Ma purtroppo, l’architetta milanese rileva che vi siano ancora molte difficoltà per le donne nell’ambito delle industre creative.

“Al giorno d’oggi ci sono ancora ambiti professionali che non vengono considerati adeguati alle donne, ad esempio nelle aree più tecniche della produzione di un oggetto. Nelle fabbriche a volte ancora mi guardano con pregiudizio rispetto delle mie competenze sugli aspetti tecnologici. Soprattutto in Italia, ci sono ancora molte aziende con concezioni molto rigide, per fortuna invece mi succede sempre più spesso di lavorare con aziende di altri paesi nelle quali tutto il personale direttivo è femminile”.

Raffaella Mangiarotti comunque non è del parere che la responsabilità sia solo del contesto, ma non manca di analisi critica rispetto al ruolo della donna nel mondo del lavoro.

“Per le donne continua a essere molto difficile essere assunte per lavori tecnici, e credo non si debba solo dare la responsabilità di questo agli uomini, molto spesso noi donne ci autolimitiamo e ci allontaniamo da certe discipline. È comunque una situazione che si può modificare e dovremmo essere noi stesse ad avere l’iniziativa di prenderci i nostri spazi nei settori tecnici, dimostrando che siamo in grado di farlo, senza timore né risentimenti”.

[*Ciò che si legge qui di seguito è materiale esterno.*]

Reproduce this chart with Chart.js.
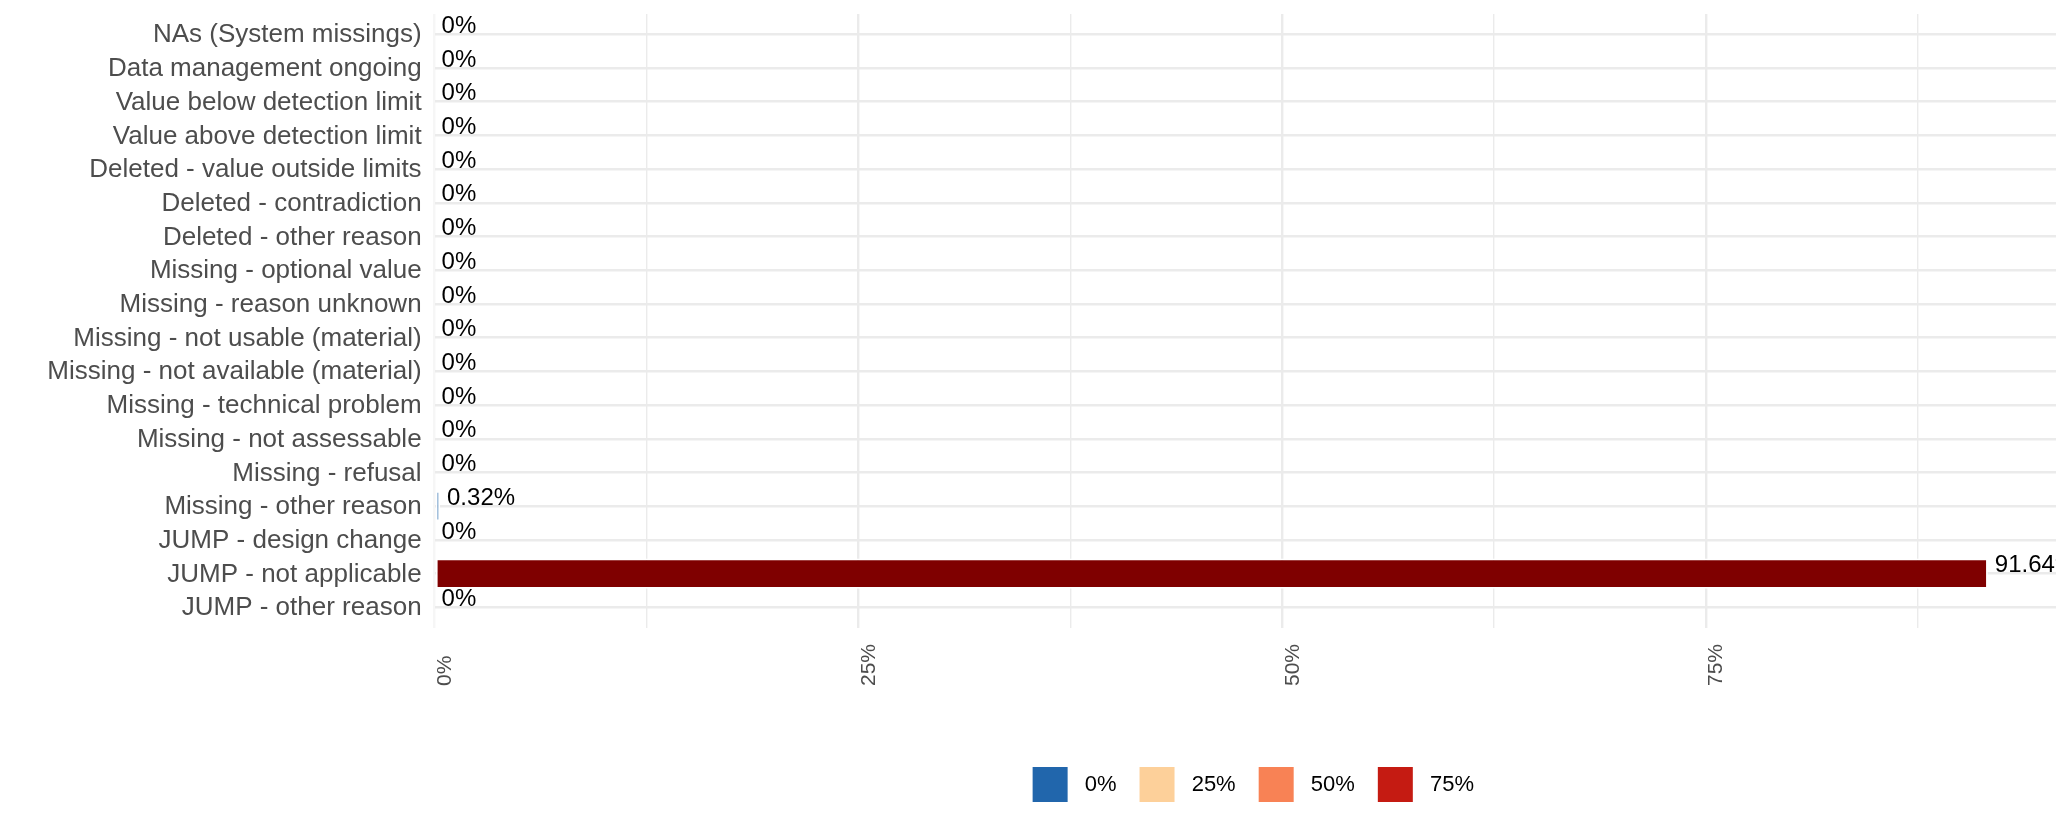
<!DOCTYPE html>
<html>
<head>
<meta charset="utf-8">
<script src="https://cdn.jsdelivr.net/npm/chart.js@4.4.1/dist/chart.umd.min.js"></script>
<style>
  html, body { margin: 0; padding: 0; background: #ffffff; }
  canvas { display: block; }
</style>
</head>
<body>
<canvas id="chartMissings" width="2070" height="835"></canvas>
<script>
// ── Datos ───────────────────────────────────────────────────────────────────
var categories = [
    'NAs (System missings)',
    'Data management ongoing',
    'Value below detection limit',
    'Value above detection limit',
    'Deleted - value outside limits',
    'Deleted - contradiction',
    'Deleted - other reason',
    'Missing - optional value',
    'Missing - reason unknown',
    'Missing - not usable (material)',
    'Missing - not available (material)',
    'Missing - technical problem',
    'Missing - not assessable',
    'Missing - refusal',
    'Missing - other reason',
    'JUMP - design change',
    'JUMP - not applicable',
    'JUMP - other reason'
];
var values       = [0, 0, 0, 0, 0, 0, 0, 0, 0, 0, 0, 0, 0, 0, 0.32, 0, 91.64, 0];
var xTickValues  = [0, 25, 50, 75];
var xTickLabels  = ['0%', '25%', '50%', '75%'];
var xGridValues  = [0, 12.5, 25, 37.5, 50, 62.5, 75, 87.5];
var legendLabels = ['0%', '25%', '50%', '75%'];
var legendColors = ['#2166AC', '#FDD09A', '#F88255', '#C51B12'];

var barColors = values.map(function (v) { return v > 50 ? '#7F0000' : '#2166AC'; });

var FONT = '"Liberation Sans", Arial, Helvetica, sans-serif';

// ── Etiquetas: ejes y valores ───────────────────────────────────────────────
var labelsPlugin = {
    id: 'labelsPlugin',
    beforeDraw: function (chart) {
        // nudge the legend row a bit to the right, like the original
        if (chart.legend && !chart.legend._nudged) {
            chart.legend.left += 8;
            chart.legend.right += 8;
            chart.legend._nudged = true;
        }
    },
    afterDatasetsDraw: function (chart) {
        var ctx = chart.ctx, xs = chart.scales.x, ys = chart.scales.y, area = chart.chartArea;

        // valores sobre cada barra (recortados al panel)
        ctx.save();
        ctx.beginPath();
        ctx.rect(area.left, 0, area.right - area.left, area.bottom);
        ctx.clip();
        ctx.font = '24px ' + FONT;
        ctx.fillStyle = '#000000';
        ctx.textAlign = 'left';
        ctx.textBaseline = 'alphabetic';
        values.forEach(function (v, i) {
            ctx.fillText(v + '%', xs.getPixelForValue(v) + 7, ys.getPixelForValue(i) - 1.3);
        });
        ctx.restore();

        // etiquetas del eje y
        ctx.save();
        ctx.font = '26px ' + FONT;
        ctx.fillStyle = '#4D4D4D';
        ctx.textAlign = 'right';
        ctx.textBaseline = 'middle';
        categories.forEach(function (c, i) {
            ctx.fillText(c, area.left - 13, ys.getPixelForValue(i) + 1);
        });
        ctx.restore();

        // etiquetas del eje x (verticales)
        ctx.save();
        ctx.font = '21px ' + FONT;
        ctx.fillStyle = '#4D4D4D';
        ctx.textAlign = 'left';
        ctx.textBaseline = 'alphabetic';
        xTickValues.forEach(function (v, i) {
            ctx.save();
            ctx.translate(xs.getPixelForValue(v) + 16.5, 686);
            ctx.rotate(-Math.PI / 2);
            ctx.fillText(xTickLabels[i], 0, 0);
            ctx.restore();
        });
        ctx.restore();
    }
};

// ── Gráfica ─────────────────────────────────────────────────────────────────
new Chart(document.getElementById('chartMissings'), {
    type: 'bar',
    data: {
        datasets: [{
            data: values.map(function (v, i) { return { x: v, y: i }; }),
            backgroundColor: barColors,
            borderColor: '#ffffff',
            borderWidth: 1.8,
            borderSkipped: false,
            categoryPercentage: 1,
            barPercentage: 0.9
        }]
    },
    options: {
        indexAxis: 'y',
        responsive: false,
        animation: false,
        devicePixelRatio: 1,
        layout: { padding: { left: 0, right: 14, top: 14, bottom: 23 } },
        plugins: {
            tooltip: { enabled: false },
            legend: {
                position: 'bottom',
                fullSize: false,
                onClick: null,
                labels: {
                    boxWidth: 35,
                    boxHeight: 35,
                    padding: 23,
                    color: '#1a1a1a',
                    font: { family: FONT, size: 22 },
                    generateLabels: function () {
                        // leading space widens the gap between key and text
                        return legendLabels.map(function (t, i) {
                            return { text: ' ' + t, fillStyle: legendColors[i], strokeStyle: legendColors[i], lineWidth: 0, hidden: false };
                        });
                    }
                }
            }
        },
        scales: {
            x: {
                type: 'linear',
                min: 0,
                max: 95.66,
                afterBuildTicks: function (axis) {
                    axis.ticks = xGridValues.map(function (v) { return { value: v }; });
                },
                afterFit: function (axis) { axis.height = 116.5; },
                ticks: { display: false },
                border: { display: false },
                grid: {
                    drawTicks: false,
                    offset: false,
                    color: function (c) { return c.tick && c.tick.value === 0 ? '#F6F6F6' : '#EBEBEB'; },
                    lineWidth: function (c) { return c.tick && c.tick.value % 25 === 0 ? 2.4 : 1.4; }
                }
            },
            y: {
                type: 'linear',
                reverse: true,
                offset: false,
                min: -0.6,
                max: 17.6,
                afterBuildTicks: function (axis) {
                    axis.ticks = categories.map(function (c, i) { return { value: i }; });
                },
                afterFit: function (axis) { axis.width = 434.6; },
                ticks: { display: false },
                border: { display: false },
                grid: { drawTicks: false, offset: false, color: '#EBEBEB', lineWidth: 2.4 }
            }
        }
    },
    plugins: [labelsPlugin]
});
</script>
</body>
</html>
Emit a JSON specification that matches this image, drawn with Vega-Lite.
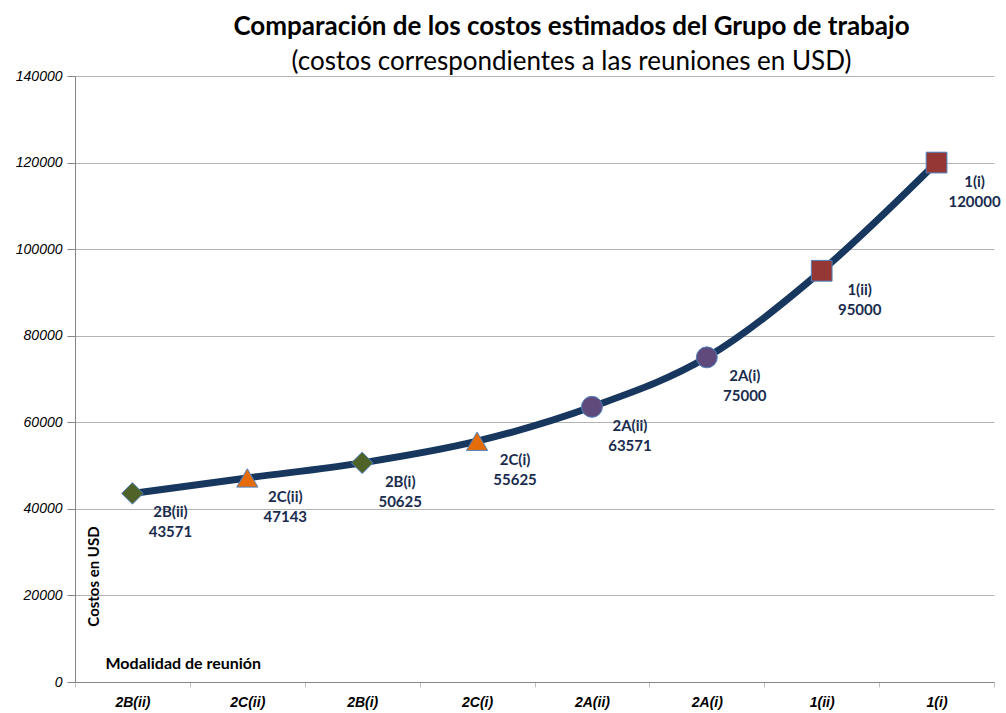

Il suo passaggio a Buenos Aires è coinciso anche con le manifestazioni organizzate in occasione della giornata mondiale della donna: “Mi hanno molto colpito le manifestazioni qui a Buenos Aires. in Italia non saremmo scese in così tante in piazza. Sono stata solo pochi giorni in questa città ma ho l’impressione che ci sia un grande pathos. Con le persone con cui ho avuto l’opportunità di parlare girando per la città, ho condiviso storie anche molto personali. Penso che fosse da tanto che non trovassi emozioni così spontanee e mi ha colpito il fatto di condividere un’esperienza umana in un negozio e non solo un’interazione commerciale. Credo che qui ci sia molto cuore e molto sentimento, un aspetto condiviso nella cultura Latina ma che secondo me stiamo perdendo, soprattutto a Milano, che purtroppo sta diventando una città molto fredda. È diventata una città europea ma non inclusiva, soprattutto per i giovani, si è trasformata in un posto esclusivo dove l’unico modo per potersi stabilire è vivere fuori città. Spero che sia una tendenza che cambi nei prossimi anni anche grazie a un approccio più sostenibile dell’urbanismo”.